▶ [YOUR TASK]:
Starting at the first line of the data, please print exactly those lines through the one that holds "ax = fig.add_axes([0.0798, 0.189, 0.8762, 0.676])", omitting every picture.
**********
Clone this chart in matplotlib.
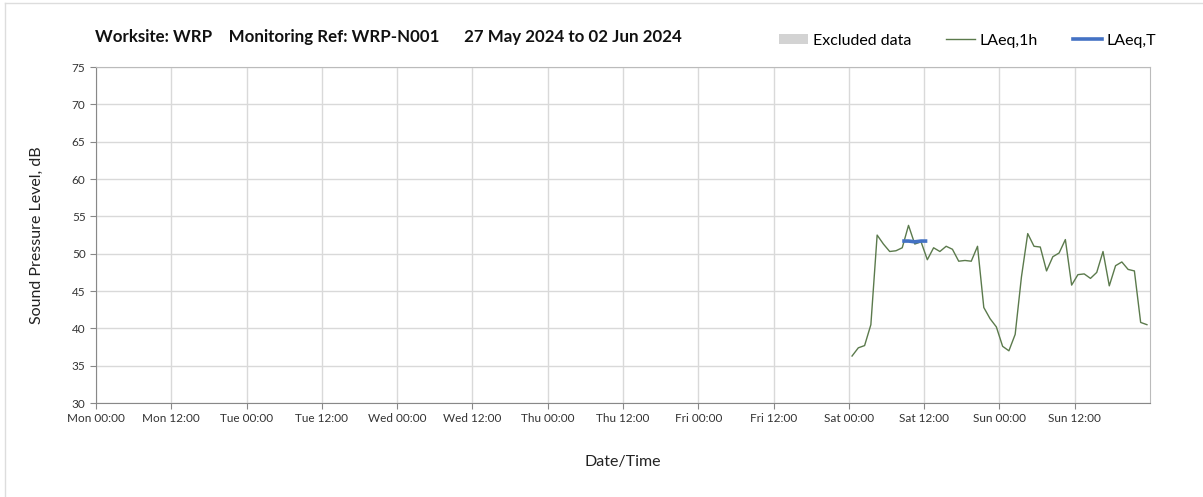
import matplotlib
matplotlib.use('Agg')
import matplotlib.pyplot as plt
import matplotlib.dates as mdates
from matplotlib.patches import Patch
from matplotlib.lines import Line2D
import pandas as pd

plt.rcParams['font.family'] = ['Lato', 'DejaVu Sans']

# hourly LAeq,1h readings, Sat 01 Jun 00:30 to Sun 02 Jun 23:30
laeq_1h = [36.3, 37.4, 37.7, 40.5, 52.5, 51.3, 50.3, 50.4, 50.8, 53.8,
           51.3, 51.6, 49.2, 50.8, 50.3, 51.0, 50.6, 49.0, 49.1, 49.0,
           51.0, 42.8, 41.3, 40.2, 37.6, 37.0, 39.2, 46.9, 52.7, 51.0,
           50.9, 47.7, 49.6, 50.1, 51.9, 45.8, 47.2, 47.3, 46.7, 47.5,
           50.3, 45.7, 48.4, 48.9, 47.9, 47.7, 40.8, 40.5]
times_1h = pd.date_range('2024-06-01 00:30', periods=len(laeq_1h), freq='h')

# LAeq,T over the measurement period
times_t = pd.to_datetime(['2024-06-01 08:30', '2024-06-01 09:30', '2024-06-01 10:30',
                          '2024-06-01 11:30', '2024-06-01 12:30'])
laeq_t = [51.7, 51.7, 51.6, 51.7, 51.7]

x_start = pd.Timestamp('2024-05-27 00:00')
x_end = pd.Timestamp('2024-06-03 00:00')
x_ticks = pd.date_range('2024-05-27 00:00', '2024-06-02 12:00', freq='12h')
y_ticks = [30, 35, 40, 45, 50, 55, 60, 65, 70, 75]

title = 'Worksite: WRP    Monitoring Ref: WRP-N001      27 May 2024 to 02 Jun 2024'

fig = plt.figure(figsize=(12.03, 4.97), dpi=100)
ax = fig.add_axes([0.0798, 0.189, 0.8762, 0.676])

ax.plot(times_1h, laeq_1h, color='#5b7a4c', linewidth=1.0)
ax.plot(times_t, laeq_t, color='#4472c4', linewidth=2.6, solid_capstyle='butt')

ax.set_xlim(x_start, x_end)
ax.set_ylim(30, 75)
ax.set_yticks(y_ticks)
ax.set_xticks(x_ticks)
ax.xaxis.set_major_formatter(mdates.DateFormatter('%a %H:%M'))

ax.grid(True, color='#d9d9d9', linewidth=1.0)
ax.set_axisbelow(True)
for side in ['left', 'bottom']:
    ax.spines[side].set_color('#888888')
for side in ['top', 'right']:
    ax.spines[side].set_color('#bbbbbb')
ax.tick_params(axis='both', colors='#888888', labelcolor='#333333',
               labelsize=8.5, length=4)

ax.set_ylabel('Sound Pressure Level, dB', fontsize=11.5, color='#222222', labelpad=20)
ax.set_xlabel('Date/Time', fontsize=11.5, color='#222222', labelpad=22)

fig.text(0.079, 0.925, title, fontsize=12.2, fontweight='bold', color='#111111',
         ha='left', va='center')

handles = [Patch(facecolor='#d3d3d3', edgecolor='none'),
           Line2D([0], [0], color='#5b7a4c', linewidth=1.0),
           Line2D([0], [0], color='#4472c4', linewidth=2.6)]
labels = ['Excluded data', 'LAeq,1h', 'LAeq,T']
fig.legend(handles, labels, loc='center right', bbox_to_anchor=(0.973, 0.918),
           ncol=3, frameon=False, fontsize=11.5, handlelength=1.8,
           handleheight=0.6, handletextpad=0.3, columnspacing=2.2)

# faint frame around the chart
fig.add_artist(Line2D([0.004, 0.004], [0, 0.994], color='#dddddd', linewidth=1))
fig.add_artist(Line2D([0.004, 1.0], [0.994, 0.994], color='#dddddd', linewidth=1))

fig.savefig('out.png', dpi=100, facecolor='white')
**********
▶ [TASK SOLUTION]:
Clone this chart in matplotlib.
import matplotlib
matplotlib.use('Agg')
import matplotlib.pyplot as plt
import matplotlib.dates as mdates
from matplotlib.patches import Patch
from matplotlib.lines import Line2D
import pandas as pd

plt.rcParams['font.family'] = ['Lato', 'DejaVu Sans']

# hourly LAeq,1h readings, Sat 01 Jun 00:30 to Sun 02 Jun 23:30
laeq_1h = [36.3, 37.4, 37.7, 40.5, 52.5, 51.3, 50.3, 50.4, 50.8, 53.8,
           51.3, 51.6, 49.2, 50.8, 50.3, 51.0, 50.6, 49.0, 49.1, 49.0,
           51.0, 42.8, 41.3, 40.2, 37.6, 37.0, 39.2, 46.9, 52.7, 51.0,
           50.9, 47.7, 49.6, 50.1, 51.9, 45.8, 47.2, 47.3, 46.7, 47.5,
           50.3, 45.7, 48.4, 48.9, 47.9, 47.7, 40.8, 40.5]
times_1h = pd.date_range('2024-06-01 00:30', periods=len(laeq_1h), freq='h')

# LAeq,T over the measurement period
times_t = pd.to_datetime(['2024-06-01 08:30', '2024-06-01 09:30', '2024-06-01 10:30',
                          '2024-06-01 11:30', '2024-06-01 12:30'])
laeq_t = [51.7, 51.7, 51.6, 51.7, 51.7]

x_start = pd.Timestamp('2024-05-27 00:00')
x_end = pd.Timestamp('2024-06-03 00:00')
x_ticks = pd.date_range('2024-05-27 00:00', '2024-06-02 12:00', freq='12h')
y_ticks = [30, 35, 40, 45, 50, 55, 60, 65, 70, 75]

title = 'Worksite: WRP    Monitoring Ref: WRP-N001      27 May 2024 to 02 Jun 2024'

fig = plt.figure(figsize=(12.03, 4.97), dpi=100)
ax = fig.add_axes([0.0798, 0.189, 0.8762, 0.676])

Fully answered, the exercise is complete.